Got an error from Parsel, Please help

Friday_Anubis · October 7, 2024, 12:56am

I’m using Python 3.10.2, and was scrapping a html using below code:

import requests
import parsel

headers = {
    "cookie": "_ga=GA1.3.548065326.1728258946; _gid=GA1.3.257269445.1728258946; _gat_gtag_UA_17997319_1=1",
    "user-agent": "Mozilla/5.0 (Windows NT 10.0; Win64; x64) AppleWebKit/537.36 (KHTML, like Gecko) Chrome/129.0.0.0 Safari/537.36",
}

url = "https://parsel.readthedocs.io/en/stable/parsel.html"

response = requests.get(url=url, headers=headers)
html = response.text

selector = parsel.Selector(html)
name = selector.css(
    "#threadindex > div > ul > li:nth-child(2) > a::text"
).get()

print(selector)

And I got this error:

Traceback (most recent call last):
  File "c:\Users\frida\Documents\Projects\Pyget.py", line 22, in <module>
    selector = parsel.Selector(html)
  File "C:\ProgramData\miniconda3\lib\site-packages\parsel\selector.py", line 476, in __init__
    root, type = _get_root_and_type_from_text(
  File "C:\ProgramData\miniconda3\lib\site-packages\parsel\selector.py", line 357, in _get_root_and_type_from_text
    root = _get_root_from_text(text, type=type, **lxml_kwargs)
  File "C:\ProgramData\miniconda3\lib\site-packages\parsel\selector.py", line 309, in _get_root_from_text
    return create_root_node(text, _ctgroup[type]["_parser"], **lxml_kwargs)
  File "C:\ProgramData\miniconda3\lib\site-packages\parsel\selector.py", line 102, in create_root_node
    parser = parser_cls(recover=True, encoding=encoding, huge_tree=True)
  File "C:\ProgramData\miniconda3\lib\site-packages\lxml\html\__init__.py", line 1887, in __init__
    super().__init__(**kwargs)
  File "src\\lxml\\parser.pxi", line 1806, in lxml.etree.HTMLParser.__init__
  File "src\\lxml\\parser.pxi", line 858, in lxml.etree._BaseParser.__init__
LookupError: unknown encoding: 'b'utf8''

Tried different versions but didn’t help.
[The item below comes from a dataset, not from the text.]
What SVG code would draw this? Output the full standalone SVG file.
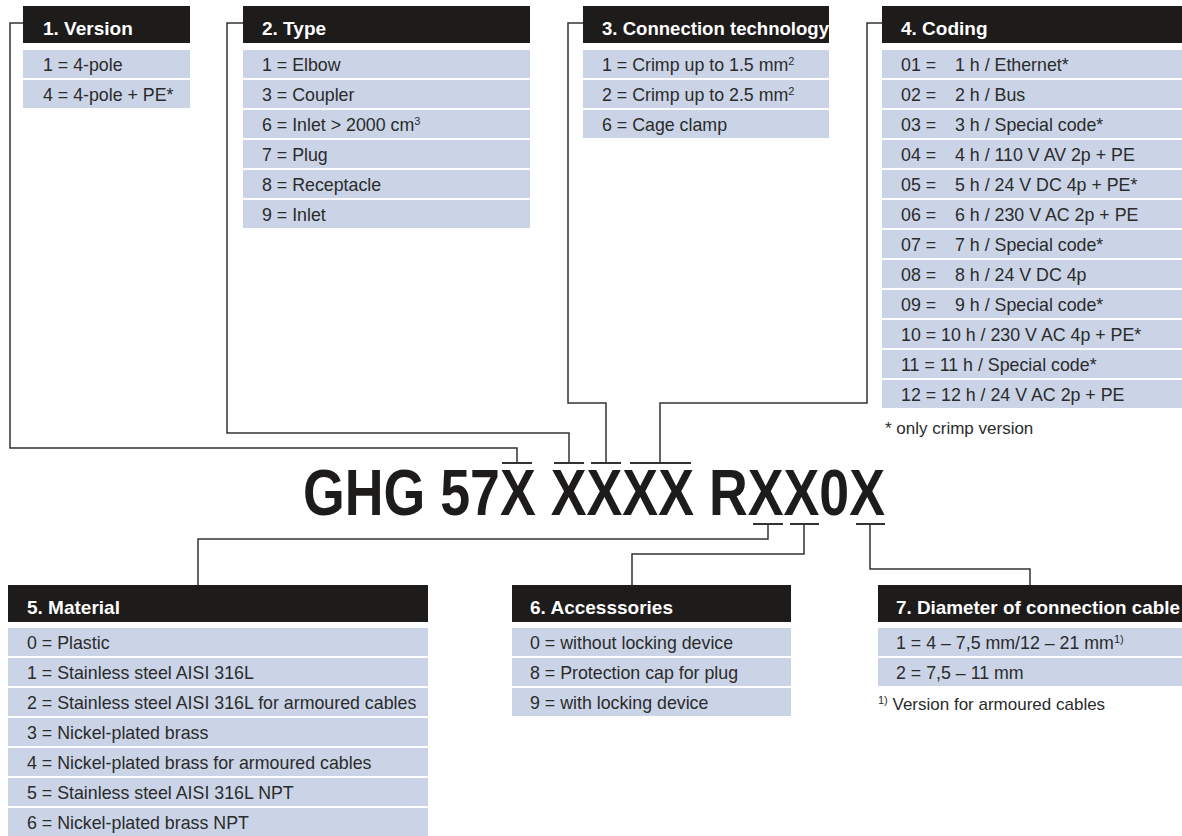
<svg xmlns="http://www.w3.org/2000/svg" width="1182" height="836" viewBox="0 0 1182 836">
<style>
.hd{fill:#1e1b1b}
.row{fill:#cad4e6}
.ht{font-family:"Liberation Sans",Arial,sans-serif;font-weight:bold;font-size:19px;fill:#ffffff}
.rt{font-family:"Liberation Sans",Arial,sans-serif;font-size:17.8px;fill:#2b2b2b}
.fn{font-family:"Liberation Sans",Arial,sans-serif;font-size:17px;fill:#2b2b2b}
.sup{font-size:11px}
.con{fill:none;stroke:#333333;stroke-width:1.5}
.brk{fill:none;stroke:#333333;stroke-width:2}
.big{font-family:"Liberation Sans",Arial,sans-serif;font-weight:bold;font-size:64px;fill:#1e1b1b}
</style>
<rect width="1182" height="836" fill="#ffffff"/>

<g id="connectors">
  <path class="con" d="M23,23 H10 V448 H517 V463"/>
  <path class="con" d="M243,23 H227 V433 H569 V463"/>
  <path class="con" d="M583,23 H568 V403 H606 V463"/>
  <path class="con" d="M882,23 H867 V403 H660 V463"/>
  <path class="brk" d="M502,463 H532 M554,463 H584 M591,463 H621 M630,463 H691"/>
  <path class="brk" d="M753,524 H783 M790,524 H819 M856,524 H885"/>
  <path class="con" d="M768,524 V539 H198 V585"/>
  <path class="con" d="M804,524 V554 H632 V585"/>
  <path class="con" d="M870,524 V569 H1030 V585"/>
</g>

<g id="code">
  <text class="big" x="303" y="515" textLength="582" lengthAdjust="spacingAndGlyphs">GHG 57X XXXX RXX0X</text>
</g>

<g id="version">
  <rect class="hd" x="23" y="6" width="167" height="37"/>
  <text class="ht" x="43" y="35">1. Version</text>
  <rect class="row" x="23" y="50" width="167" height="28"/>
  <text class="rt" x="43" y="71">1 = 4-pole</text>
  <rect class="row" x="23" y="80" width="167" height="28"/>
  <text class="rt" x="43" y="101">4 = 4-pole + PE*</text>
</g>

<g id="type">
  <rect class="hd" x="243" y="6" width="287" height="37"/>
  <text class="ht" x="262" y="35">2. Type</text>
  <rect class="row" x="243" y="50" width="287" height="28"/>
  <text class="rt" x="262" y="71">1 = Elbow</text>
  <rect class="row" x="243" y="80" width="287" height="28"/>
  <text class="rt" x="262" y="101">3 = Coupler</text>
  <rect class="row" x="243" y="110" width="287" height="28"/>
  <text class="rt" x="262" y="131">6 = Inlet &gt; 2000 cm<tspan class="sup" dy="-6">3</tspan></text>
  <rect class="row" x="243" y="140" width="287" height="28"/>
  <text class="rt" x="262" y="161">7 = Plug</text>
  <rect class="row" x="243" y="170" width="287" height="28"/>
  <text class="rt" x="262" y="191">8 = Receptacle</text>
  <rect class="row" x="243" y="200" width="287" height="28"/>
  <text class="rt" x="262" y="221">9 = Inlet</text>
</g>

<g id="connection">
  <rect class="hd" x="583" y="6" width="246" height="37"/>
  <text class="ht" x="602" y="35" textLength="227" lengthAdjust="spacingAndGlyphs">3. Connection technology</text>
  <rect class="row" x="583" y="50" width="246" height="28"/>
  <text class="rt" x="602" y="71">1 = Crimp up to 1.5 mm<tspan class="sup" dy="-6">2</tspan></text>
  <rect class="row" x="583" y="80" width="246" height="28"/>
  <text class="rt" x="602" y="101">2 = Crimp up to 2.5 mm<tspan class="sup" dy="-6">2</tspan></text>
  <rect class="row" x="583" y="110" width="246" height="28"/>
  <text class="rt" x="602" y="131">6 = Cage clamp</text>
</g>

<g id="coding">
  <rect class="hd" x="882" y="6" width="300" height="37"/>
  <text class="ht" x="901" y="35">4. Coding</text>
  <rect class="row" x="882" y="50" width="300" height="28"/>
  <rect class="row" x="882" y="80" width="300" height="28"/>
  <rect class="row" x="882" y="110" width="300" height="28"/>
  <rect class="row" x="882" y="140" width="300" height="28"/>
  <rect class="row" x="882" y="170" width="300" height="28"/>
  <rect class="row" x="882" y="200" width="300" height="28"/>
  <rect class="row" x="882" y="230" width="300" height="28"/>
  <rect class="row" x="882" y="260" width="300" height="28"/>
  <rect class="row" x="882" y="290" width="300" height="28"/>
  <rect class="row" x="882" y="320" width="300" height="28"/>
  <rect class="row" x="882" y="350" width="300" height="28"/>
  <rect class="row" x="882" y="380" width="300" height="28"/>
  <text class="rt" x="901" y="71">01 =</text><text class="rt" x="955" y="71">1 h / Ethernet*</text>
  <text class="rt" x="901" y="101">02 =</text><text class="rt" x="955" y="101">2 h / Bus</text>
  <text class="rt" x="901" y="131">03 =</text><text class="rt" x="955" y="131">3 h / Special code*</text>
  <text class="rt" x="901" y="161">04 =</text><text class="rt" x="955" y="161">4 h / 110 V AV 2p + PE</text>
  <text class="rt" x="901" y="191">05 =</text><text class="rt" x="955" y="191">5 h / 24 V DC 4p + PE*</text>
  <text class="rt" x="901" y="221">06 =</text><text class="rt" x="955" y="221">6 h / 230 V AC 2p + PE</text>
  <text class="rt" x="901" y="251">07 =</text><text class="rt" x="955" y="251">7 h / Special code*</text>
  <text class="rt" x="901" y="281">08 =</text><text class="rt" x="955" y="281">8 h / 24 V DC 4p</text>
  <text class="rt" x="901" y="311">09 =</text><text class="rt" x="955" y="311">9 h / Special code*</text>
  <text class="rt" x="901" y="341">10 = 10 h / 230 V AC 4p + PE*</text>
  <text class="rt" x="901" y="371">11 = 11 h / Special code*</text>
  <text class="rt" x="901" y="401">12 = 12 h / 24 V AC 2p + PE</text>
  <text class="fn" x="885" y="434">* only crimp version</text>
</g>

<g id="material">
  <rect class="hd" x="8" y="585" width="420" height="37"/>
  <text class="ht" x="27" y="614">5. Material</text>
  <rect class="row" x="8" y="628" width="420" height="28"/>
  <text class="rt" x="27" y="649">0 = Plastic</text>
  <rect class="row" x="8" y="658" width="420" height="28"/>
  <text class="rt" x="27" y="679">1 = Stainless steel AISI 316L</text>
  <rect class="row" x="8" y="688" width="420" height="28"/>
  <text class="rt" x="27" y="709">2 = Stainless steel AISI 316L for armoured cables</text>
  <rect class="row" x="8" y="718" width="420" height="28"/>
  <text class="rt" x="27" y="739">3 = Nickel-plated brass</text>
  <rect class="row" x="8" y="748" width="420" height="28"/>
  <text class="rt" x="27" y="769">4 = Nickel-plated brass for armoured cables</text>
  <rect class="row" x="8" y="778" width="420" height="28"/>
  <text class="rt" x="27" y="799">5 = Stainless steel AISI 316L NPT</text>
  <rect class="row" x="8" y="808" width="420" height="28"/>
  <text class="rt" x="27" y="829">6 = Nickel-plated brass NPT</text>
</g>

<g id="accessories">
  <rect class="hd" x="512" y="585" width="279" height="37"/>
  <text class="ht" x="530" y="614">6. Accesssories</text>
  <rect class="row" x="512" y="628" width="279" height="28"/>
  <text class="rt" x="530" y="649">0 = without locking device</text>
  <rect class="row" x="512" y="658" width="279" height="28"/>
  <text class="rt" x="530" y="679">8 = Protection cap for plug</text>
  <rect class="row" x="512" y="688" width="279" height="28"/>
  <text class="rt" x="530" y="709">9 = with locking device</text>
</g>

<g id="diameter">
  <rect class="hd" x="878" y="585" width="304" height="37"/>
  <text class="ht" x="896" y="614" textLength="284" lengthAdjust="spacingAndGlyphs">7. Diameter of connection cable</text>
  <rect class="row" x="878" y="628" width="304" height="28"/>
  <text class="rt" x="896" y="649">1 = 4 – 7,5 mm/12 – 21 mm<tspan class="sup" dy="-6">1)</tspan></text>
  <rect class="row" x="878" y="658" width="304" height="28"/>
  <text class="rt" x="896" y="679">2 = 7,5 – 11 mm</text>
  <text class="fn" x="878" y="710"><tspan class="sup" dy="-6">1)</tspan><tspan dy="6"> Version for armoured cables</tspan></text>
</g>
</svg>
Did I do anything wrong?

barry-scott · October 7, 2024, 8:17am

It seems that you are processing an XML file that has a bad encoding defined. You need to get the bad XML file fixed.

Can you share the first few lines of the XML file?
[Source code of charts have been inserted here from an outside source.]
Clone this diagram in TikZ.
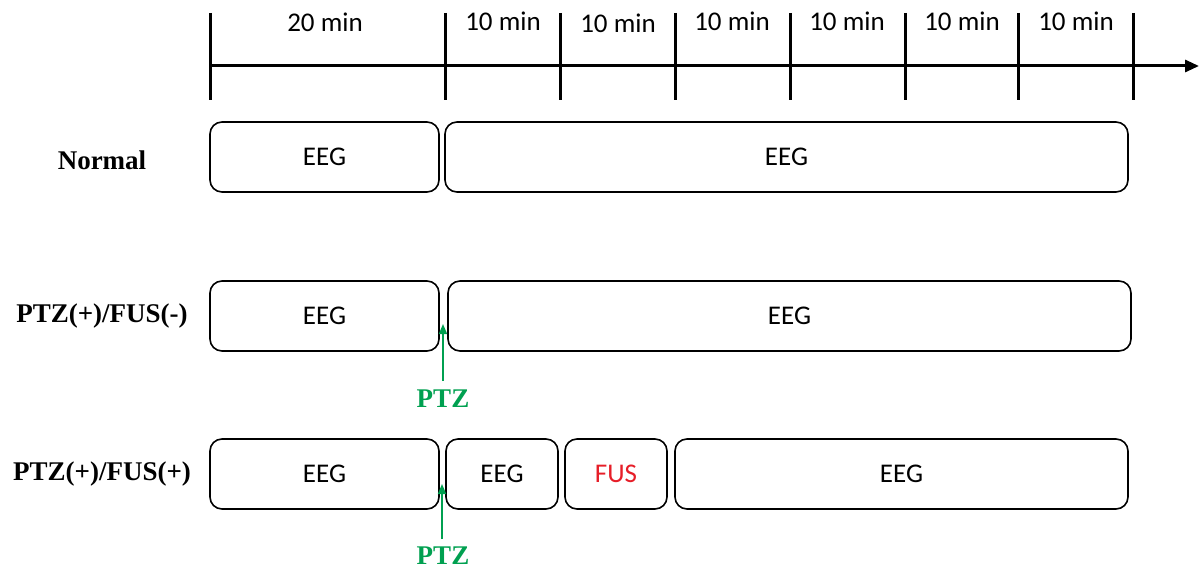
\documentclass[tikz,border=0pt]{standalone}
\usepackage{fontspec}
\setmainfont{Liberation Serif}
\newfontfamily\calib{Carlito}
\usetikzlibrary{arrows.meta}
\definecolor{ptzgreen}{RGB}{0,160,80}
\definecolor{fusred}{RGB}{230,30,40}
\tikzset{
  every picture/.style={x=1pt,y=-1pt},
  phase/.style={draw, line width=1.6pt, rounded corners=12pt, inner sep=0pt,
    minimum height=70pt, font=\calib\fontsize{27}{30}\selectfont},
  rowlabel/.style={font=\bfseries\fontsize{27}{30}\selectfont},
  ticklabel/.style={font=\calib\fontsize{27}{30}\selectfont},
  tick/.style={line width=3pt},
  axis/.style={line width=3pt, -{Triangle[length=14pt,width=12pt]}},
  drug/.style={ptzgreen, line width=1.6pt, -{Triangle[length=10pt,width=8pt]}},
  druglabel/.style={ptzgreen, font=\bfseries\fontsize{27}{30}\selectfont}
}
\begin{document}
\begin{tikzpicture}
\useasboundingbox (0,0) rectangle (1202,569);

% time axis and ticks
\coordinate (t0) at (210,66);
\coordinate (tend) at (1199,66);
\draw[axis] (t0) -- (tend);
\foreach \x in {210,445,560,675,790,905,1018,1133}
  \draw[tick] (\x,13) -- (\x,100);
\node[ticklabel] (l20) at (325,22) {20 min};
\node[ticklabel] (l1) at (503,21) {10 min};
\node[ticklabel] (l2) at (618,23) {10 min};
\node[ticklabel] (l3) at (732,21) {10 min};
\node[ticklabel] (l4) at (847,21) {10 min};
\node[ticklabel] (l5) at (962,21) {10 min};
\node[ticklabel] (l6) at (1076,21) {10 min};

% row: Normal
\node[rowlabel] (rn) at (102,160) {Normal};
\node[phase, minimum width=229pt] (n1) at (324.5,157) {EEG};
\node[phase, minimum width=683pt] (n2) at (786.5,157) {EEG};

% row: PTZ(+)/FUS(-)
\node[rowlabel] (rp) at (102,316) {PTZ(+)/FUS(-)};
\node[phase, minimum width=229pt] (p1) at (324.5,316) {EEG};
\node[phase, minimum width=683pt] (p2) at (789.5,316) {EEG};
\node[druglabel] (ptz1) at (443,399) {PTZ};
\coordinate (ptzin1) at (443,324);
\draw[drug] (443,381) -- (ptzin1);

% row: PTZ(+)/FUS(+)
\node[rowlabel] (rf) at (102,474) {PTZ(+)/FUS(+)};
\node[phase, minimum width=229pt] (f1) at (324.5,474) {EEG};
\node[phase, minimum width=112pt] (f2) at (502,474) {EEG};
\node[phase, minimum width=102pt, text=fusred] (f3) at (616,474) {FUS};
\node[phase, minimum width=453pt] (f4) at (901.5,474) {EEG};
\node[druglabel] (ptz2) at (443,556) {PTZ};
\coordinate (ptzin2) at (442,484);
\draw[drug] (442,539) -- (ptzin2);
\end{tikzpicture}
\end{document}
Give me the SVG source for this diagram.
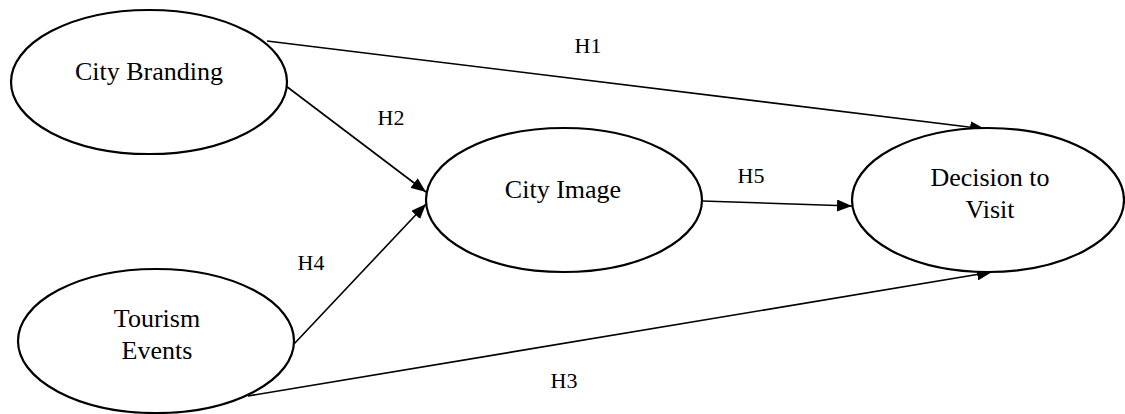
<svg xmlns="http://www.w3.org/2000/svg" width="1125" height="414" viewBox="0 0 1125 414">
<style>
.node{fill:#fff;stroke:#000;stroke-width:2.2}
.ntext{font-family:"Liberation Serif","Times New Roman",serif;font-size:26px;fill:#000;text-anchor:middle}
.ltext{font-family:"Liberation Serif","Times New Roman",serif;font-size:22px;fill:#000;text-anchor:middle}
.edge{stroke:#000;stroke-width:1.6;fill:none;marker-end:url(#arr)}
</style>
<defs>
<marker id="arr" markerUnits="userSpaceOnUse" markerWidth="16" markerHeight="12" refX="15" refY="6" orient="auto">
<path d="M0,0 L15,6 L0,12 z" fill="#000"/>
</marker>
</defs>
<rect width="1125" height="414" fill="#fff"/>
<g id="connectors">
<line class="edge" x1="267" y1="41" x2="985" y2="129"/>
<line class="edge" x1="286" y1="86" x2="426" y2="192"/>
<line class="edge" x1="294" y1="344" x2="426" y2="204"/>
<line class="edge" x1="248" y1="396" x2="992" y2="272"/>
<line class="edge" x1="702" y1="201" x2="852" y2="206"/>
<text class="ltext" x="588" y="53">H1</text>
<text class="ltext" x="391" y="125">H2</text>
<text class="ltext" x="564" y="388">H3</text>
<text class="ltext" x="311" y="270">H4</text>
<text class="ltext" x="751" y="183">H5</text>
</g>
<g id="city-branding">
<ellipse class="node" cx="149" cy="82" rx="138" ry="72"/>
<text class="ntext" x="149" y="80">City Branding</text>
</g>
<g id="tourism-events">
<ellipse class="node" cx="156" cy="341" rx="138" ry="72"/>
<text class="ntext" x="157" y="327">Tourism</text>
<text class="ntext" x="157" y="359">Events</text>
</g>
<g id="city-image">
<ellipse class="node" cx="564" cy="200" rx="138" ry="72"/>
<text class="ntext" x="563" y="198">City Image</text>
</g>
<g id="decision-to-visit">
<ellipse class="node" cx="988" cy="200" rx="136" ry="72"/>
<text class="ntext" x="990" y="186">Decision to</text>
<text class="ntext" x="990" y="218">Visit</text>
</g>
</svg>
Friday_Anubis · October 7, 2024, 9:15am

I believe it’s not the problem.

Using conda threw this error, but when I tried use python directly with same packages, everything went fine.

Still, it’s very strange because I can’t see anything wrong in my conda IDE

So basicly I continued my project with Python 3.8.10, It’s much appreciated if u have any idea about this.

barry-scott · October 7, 2024, 10:09am

The traceback clearly says otherwise.

But without the XML file to examine I cannot be absolutely sure there is not something else going on.

onePythonUser · October 7, 2024, 12:34pm

Hello,

Can you try the following both independently when you’re in Conda and when you’re using IDLE for comparison:

import sys, parsel, requests

major, minor, micro = sys.version_info[:3]
print(f"Your Python version is {major}.{minor}.{micro}")

print('parsel version is: ', parsel.__version__)
print('requests version is: ', requests.__version__)

avi.gross · October 7, 2024, 3:43pm

Paul,

I would hazard a guess that you have at least two python setups on your machine and that the modules you have are found in different places.

Many people use pip to update or install modules but the last time I used it, there was a different conda command to install for the ananconda distribution.

I once had some problems I solved by uninstalling everything and just using python directly so there were no sources for possible confusion.

In your case, it is possible you are not using the same versions of packages when doing your two ways or something along those lines.